## begin Records for processing

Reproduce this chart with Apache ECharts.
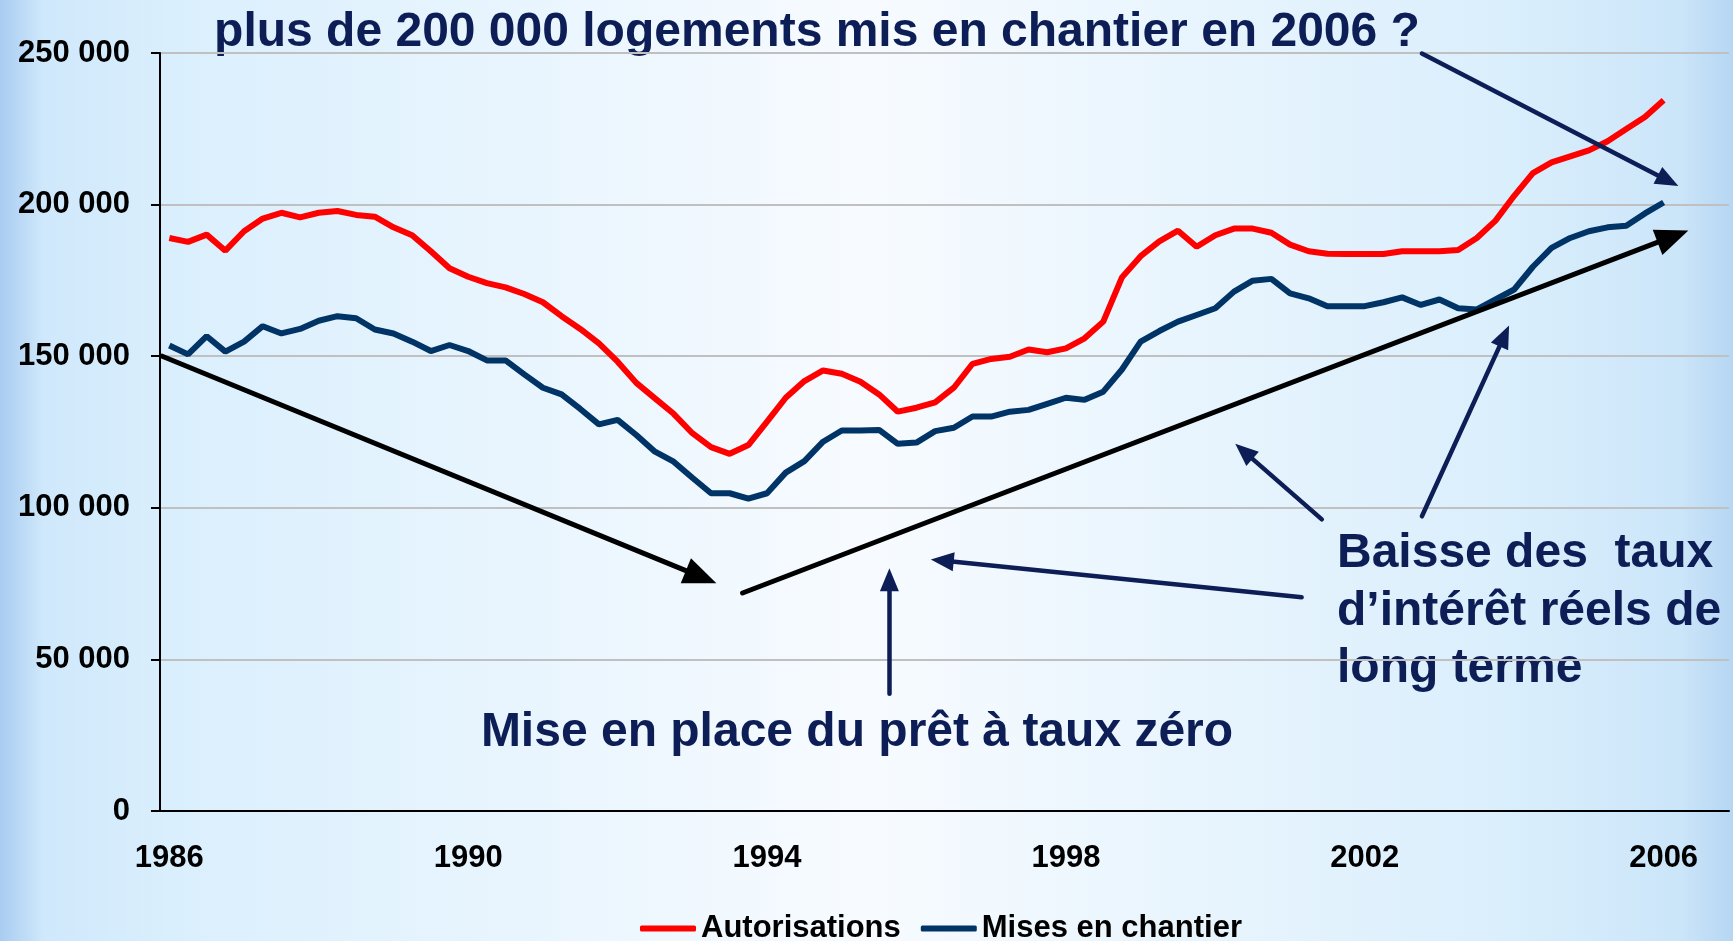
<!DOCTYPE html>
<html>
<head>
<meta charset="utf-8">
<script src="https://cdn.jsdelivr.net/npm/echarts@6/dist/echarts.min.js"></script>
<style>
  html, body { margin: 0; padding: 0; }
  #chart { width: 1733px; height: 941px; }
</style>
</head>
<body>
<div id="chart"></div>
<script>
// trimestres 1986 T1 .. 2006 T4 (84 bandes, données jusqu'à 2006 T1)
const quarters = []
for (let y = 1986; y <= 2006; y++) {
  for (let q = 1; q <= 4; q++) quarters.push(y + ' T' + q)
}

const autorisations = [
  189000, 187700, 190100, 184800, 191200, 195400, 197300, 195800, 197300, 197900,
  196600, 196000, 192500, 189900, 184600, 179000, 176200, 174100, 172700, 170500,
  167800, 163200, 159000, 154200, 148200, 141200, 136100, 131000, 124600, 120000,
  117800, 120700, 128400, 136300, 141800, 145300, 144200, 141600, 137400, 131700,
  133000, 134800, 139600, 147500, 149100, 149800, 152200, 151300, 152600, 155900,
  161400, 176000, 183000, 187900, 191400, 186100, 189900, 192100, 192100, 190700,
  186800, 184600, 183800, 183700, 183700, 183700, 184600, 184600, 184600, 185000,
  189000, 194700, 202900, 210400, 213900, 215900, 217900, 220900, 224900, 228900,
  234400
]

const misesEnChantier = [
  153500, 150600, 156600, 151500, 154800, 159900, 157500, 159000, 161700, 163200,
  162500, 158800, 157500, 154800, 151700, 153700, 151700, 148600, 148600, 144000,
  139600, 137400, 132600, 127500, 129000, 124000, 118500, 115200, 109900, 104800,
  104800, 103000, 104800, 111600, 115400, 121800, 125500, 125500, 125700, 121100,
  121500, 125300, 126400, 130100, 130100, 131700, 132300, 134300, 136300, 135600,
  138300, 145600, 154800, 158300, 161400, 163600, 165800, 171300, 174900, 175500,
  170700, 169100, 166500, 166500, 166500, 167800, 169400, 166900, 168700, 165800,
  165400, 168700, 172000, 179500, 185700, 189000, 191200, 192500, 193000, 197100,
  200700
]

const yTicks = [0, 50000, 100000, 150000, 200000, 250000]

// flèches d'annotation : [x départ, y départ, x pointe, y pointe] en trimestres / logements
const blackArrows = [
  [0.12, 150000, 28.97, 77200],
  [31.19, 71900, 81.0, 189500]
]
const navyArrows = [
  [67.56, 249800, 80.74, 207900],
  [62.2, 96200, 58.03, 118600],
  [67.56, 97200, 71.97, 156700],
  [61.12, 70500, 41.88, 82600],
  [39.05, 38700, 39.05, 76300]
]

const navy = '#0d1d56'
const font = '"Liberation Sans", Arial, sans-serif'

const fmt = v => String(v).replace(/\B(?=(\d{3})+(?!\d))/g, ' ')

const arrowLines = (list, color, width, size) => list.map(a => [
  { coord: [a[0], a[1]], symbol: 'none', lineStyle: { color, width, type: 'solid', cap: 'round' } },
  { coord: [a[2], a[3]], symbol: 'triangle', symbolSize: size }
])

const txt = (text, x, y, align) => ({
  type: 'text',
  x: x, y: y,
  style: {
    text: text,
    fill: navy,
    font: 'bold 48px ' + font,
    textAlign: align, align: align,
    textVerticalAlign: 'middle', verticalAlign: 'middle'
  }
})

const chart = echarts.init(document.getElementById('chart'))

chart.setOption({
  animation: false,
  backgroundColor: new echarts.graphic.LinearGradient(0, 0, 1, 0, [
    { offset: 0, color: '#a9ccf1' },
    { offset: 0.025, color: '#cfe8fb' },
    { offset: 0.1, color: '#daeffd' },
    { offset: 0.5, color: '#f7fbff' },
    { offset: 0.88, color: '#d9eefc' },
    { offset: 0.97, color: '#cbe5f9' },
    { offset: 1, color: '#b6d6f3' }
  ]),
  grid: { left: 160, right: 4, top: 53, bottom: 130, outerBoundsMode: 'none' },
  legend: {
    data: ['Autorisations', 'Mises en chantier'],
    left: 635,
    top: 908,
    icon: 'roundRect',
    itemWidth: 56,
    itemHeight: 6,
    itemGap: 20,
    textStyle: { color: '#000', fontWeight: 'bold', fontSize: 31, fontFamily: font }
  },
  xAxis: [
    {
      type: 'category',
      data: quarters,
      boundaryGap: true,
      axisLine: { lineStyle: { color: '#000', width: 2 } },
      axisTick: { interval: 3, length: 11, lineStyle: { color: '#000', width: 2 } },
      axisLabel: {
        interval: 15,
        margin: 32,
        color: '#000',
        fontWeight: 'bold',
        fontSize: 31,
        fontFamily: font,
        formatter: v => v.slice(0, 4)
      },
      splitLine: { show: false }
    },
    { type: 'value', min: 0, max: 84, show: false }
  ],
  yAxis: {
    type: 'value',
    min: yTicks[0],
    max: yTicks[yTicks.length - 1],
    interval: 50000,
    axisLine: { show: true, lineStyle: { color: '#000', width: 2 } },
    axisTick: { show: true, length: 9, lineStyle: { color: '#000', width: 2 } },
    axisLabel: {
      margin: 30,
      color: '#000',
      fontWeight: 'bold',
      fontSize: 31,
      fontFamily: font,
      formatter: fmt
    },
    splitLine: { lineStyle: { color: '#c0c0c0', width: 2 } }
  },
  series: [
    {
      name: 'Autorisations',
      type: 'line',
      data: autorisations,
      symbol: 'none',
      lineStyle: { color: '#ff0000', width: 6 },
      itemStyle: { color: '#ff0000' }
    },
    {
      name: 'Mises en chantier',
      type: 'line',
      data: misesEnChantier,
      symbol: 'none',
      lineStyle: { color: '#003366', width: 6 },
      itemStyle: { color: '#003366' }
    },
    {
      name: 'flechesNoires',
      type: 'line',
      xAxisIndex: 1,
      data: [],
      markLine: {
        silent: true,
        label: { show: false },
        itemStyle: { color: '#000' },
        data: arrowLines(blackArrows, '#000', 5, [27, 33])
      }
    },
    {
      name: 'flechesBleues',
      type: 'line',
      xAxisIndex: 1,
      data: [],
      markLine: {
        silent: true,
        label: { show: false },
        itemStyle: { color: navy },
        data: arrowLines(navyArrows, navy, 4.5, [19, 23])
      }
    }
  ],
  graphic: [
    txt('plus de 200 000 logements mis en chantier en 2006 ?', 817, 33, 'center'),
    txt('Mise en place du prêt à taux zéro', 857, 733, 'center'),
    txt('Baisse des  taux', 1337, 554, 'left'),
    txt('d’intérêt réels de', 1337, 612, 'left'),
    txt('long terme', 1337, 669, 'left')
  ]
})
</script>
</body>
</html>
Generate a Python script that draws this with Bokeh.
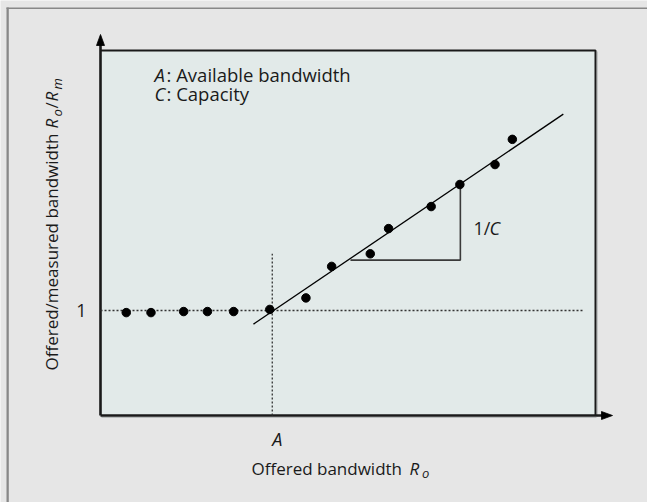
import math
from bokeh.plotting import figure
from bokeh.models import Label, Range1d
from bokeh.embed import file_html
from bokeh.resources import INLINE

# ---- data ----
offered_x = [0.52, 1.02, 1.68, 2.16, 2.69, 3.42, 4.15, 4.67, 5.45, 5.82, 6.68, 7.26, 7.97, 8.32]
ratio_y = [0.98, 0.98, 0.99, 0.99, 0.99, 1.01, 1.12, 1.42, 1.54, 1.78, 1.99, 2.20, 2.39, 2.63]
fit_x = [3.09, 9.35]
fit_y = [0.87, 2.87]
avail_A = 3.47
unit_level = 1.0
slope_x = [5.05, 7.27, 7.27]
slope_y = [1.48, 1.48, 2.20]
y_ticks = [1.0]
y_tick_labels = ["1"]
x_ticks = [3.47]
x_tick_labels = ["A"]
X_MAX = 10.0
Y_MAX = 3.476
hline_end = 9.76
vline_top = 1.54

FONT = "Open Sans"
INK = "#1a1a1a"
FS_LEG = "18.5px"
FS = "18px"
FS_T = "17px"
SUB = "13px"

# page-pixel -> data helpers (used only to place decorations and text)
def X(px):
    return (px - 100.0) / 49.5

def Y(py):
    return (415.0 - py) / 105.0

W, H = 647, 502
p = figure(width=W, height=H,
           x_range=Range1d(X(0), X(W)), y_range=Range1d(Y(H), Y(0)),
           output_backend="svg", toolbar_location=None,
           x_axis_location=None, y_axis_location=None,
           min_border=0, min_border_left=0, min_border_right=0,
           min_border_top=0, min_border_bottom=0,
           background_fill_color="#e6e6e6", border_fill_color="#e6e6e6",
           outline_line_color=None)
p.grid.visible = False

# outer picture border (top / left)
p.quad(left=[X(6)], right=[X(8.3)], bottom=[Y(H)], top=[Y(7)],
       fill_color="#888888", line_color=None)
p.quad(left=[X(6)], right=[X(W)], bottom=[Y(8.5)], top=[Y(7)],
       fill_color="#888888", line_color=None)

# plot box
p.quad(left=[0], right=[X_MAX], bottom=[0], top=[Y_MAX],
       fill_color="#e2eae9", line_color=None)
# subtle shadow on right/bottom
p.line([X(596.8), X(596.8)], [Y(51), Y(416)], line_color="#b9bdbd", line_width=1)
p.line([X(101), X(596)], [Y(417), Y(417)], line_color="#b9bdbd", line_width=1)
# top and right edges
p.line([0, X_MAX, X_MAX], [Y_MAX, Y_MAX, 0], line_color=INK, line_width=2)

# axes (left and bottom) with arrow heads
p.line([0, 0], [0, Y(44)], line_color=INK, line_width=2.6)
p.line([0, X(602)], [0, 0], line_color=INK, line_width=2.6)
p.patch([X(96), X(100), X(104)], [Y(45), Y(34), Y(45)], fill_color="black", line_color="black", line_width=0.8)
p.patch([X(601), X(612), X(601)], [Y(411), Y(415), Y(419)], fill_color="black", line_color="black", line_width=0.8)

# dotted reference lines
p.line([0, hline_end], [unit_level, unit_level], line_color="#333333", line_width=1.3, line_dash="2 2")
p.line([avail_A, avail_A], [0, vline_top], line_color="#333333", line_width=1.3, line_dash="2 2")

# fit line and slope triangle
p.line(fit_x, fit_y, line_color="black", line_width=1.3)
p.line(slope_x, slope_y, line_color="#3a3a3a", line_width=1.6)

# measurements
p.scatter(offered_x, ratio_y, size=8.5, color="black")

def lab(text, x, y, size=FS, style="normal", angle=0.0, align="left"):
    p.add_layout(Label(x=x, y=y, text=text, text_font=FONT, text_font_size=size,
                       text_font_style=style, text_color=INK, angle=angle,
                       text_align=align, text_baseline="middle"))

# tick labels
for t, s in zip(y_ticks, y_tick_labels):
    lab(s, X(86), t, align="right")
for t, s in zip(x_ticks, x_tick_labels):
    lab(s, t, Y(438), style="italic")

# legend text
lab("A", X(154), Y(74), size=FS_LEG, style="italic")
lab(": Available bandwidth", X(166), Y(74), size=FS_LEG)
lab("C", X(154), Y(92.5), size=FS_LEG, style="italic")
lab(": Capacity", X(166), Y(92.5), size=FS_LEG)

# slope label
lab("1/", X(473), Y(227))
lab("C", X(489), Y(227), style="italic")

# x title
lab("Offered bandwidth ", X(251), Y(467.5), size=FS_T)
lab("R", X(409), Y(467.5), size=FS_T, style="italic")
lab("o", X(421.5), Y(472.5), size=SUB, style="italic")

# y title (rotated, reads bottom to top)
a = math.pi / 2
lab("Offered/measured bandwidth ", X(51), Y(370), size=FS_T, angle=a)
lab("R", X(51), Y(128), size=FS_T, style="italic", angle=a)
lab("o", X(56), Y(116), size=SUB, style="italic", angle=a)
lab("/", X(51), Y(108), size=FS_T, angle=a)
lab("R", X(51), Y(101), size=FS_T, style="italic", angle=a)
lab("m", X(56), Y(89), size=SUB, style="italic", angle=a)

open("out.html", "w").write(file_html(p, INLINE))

## end Records for processing

- **What is being asked**
Go back to the entries above and restate word for word every line from the first through the one that contains "const yTicks = [0, 50000, 100000, 150000, 200000, 250000]", leaving the pictures behind.

- **Solution to this problem**
Reproduce this chart with Apache ECharts.
<!DOCTYPE html>
<html>
<head>
<meta charset="utf-8">
<script src="https://cdn.jsdelivr.net/npm/echarts@6/dist/echarts.min.js"></script>
<style>
  html, body { margin: 0; padding: 0; }
  #chart { width: 1733px; height: 941px; }
</style>
</head>
<body>
<div id="chart"></div>
<script>
// trimestres 1986 T1 .. 2006 T4 (84 bandes, données jusqu'à 2006 T1)
const quarters = []
for (let y = 1986; y <= 2006; y++) {
  for (let q = 1; q <= 4; q++) quarters.push(y + ' T' + q)
}

const autorisations = [
  189000, 187700, 190100, 184800, 191200, 195400, 197300, 195800, 197300, 197900,
  196600, 196000, 192500, 189900, 184600, 179000, 176200, 174100, 172700, 170500,
  167800, 163200, 159000, 154200, 148200, 141200, 136100, 131000, 124600, 120000,
  117800, 120700, 128400, 136300, 141800, 145300, 144200, 141600, 137400, 131700,
  133000, 134800, 139600, 147500, 149100, 149800, 152200, 151300, 152600, 155900,
  161400, 176000, 183000, 187900, 191400, 186100, 189900, 192100, 192100, 190700,
  186800, 184600, 183800, 183700, 183700, 183700, 184600, 184600, 184600, 185000,
  189000, 194700, 202900, 210400, 213900, 215900, 217900, 220900, 224900, 228900,
  234400
]

const misesEnChantier = [
  153500, 150600, 156600, 151500, 154800, 159900, 157500, 159000, 161700, 163200,
  162500, 158800, 157500, 154800, 151700, 153700, 151700, 148600, 148600, 144000,
  139600, 137400, 132600, 127500, 129000, 124000, 118500, 115200, 109900, 104800,
  104800, 103000, 104800, 111600, 115400, 121800, 125500, 125500, 125700, 121100,
  121500, 125300, 126400, 130100, 130100, 131700, 132300, 134300, 136300, 135600,
  138300, 145600, 154800, 158300, 161400, 163600, 165800, 171300, 174900, 175500,
  170700, 169100, 166500, 166500, 166500, 167800, 169400, 166900, 168700, 165800,
  165400, 168700, 172000, 179500, 185700, 189000, 191200, 192500, 193000, 197100,
  200700
]

const yTicks = [0, 50000, 100000, 150000, 200000, 250000]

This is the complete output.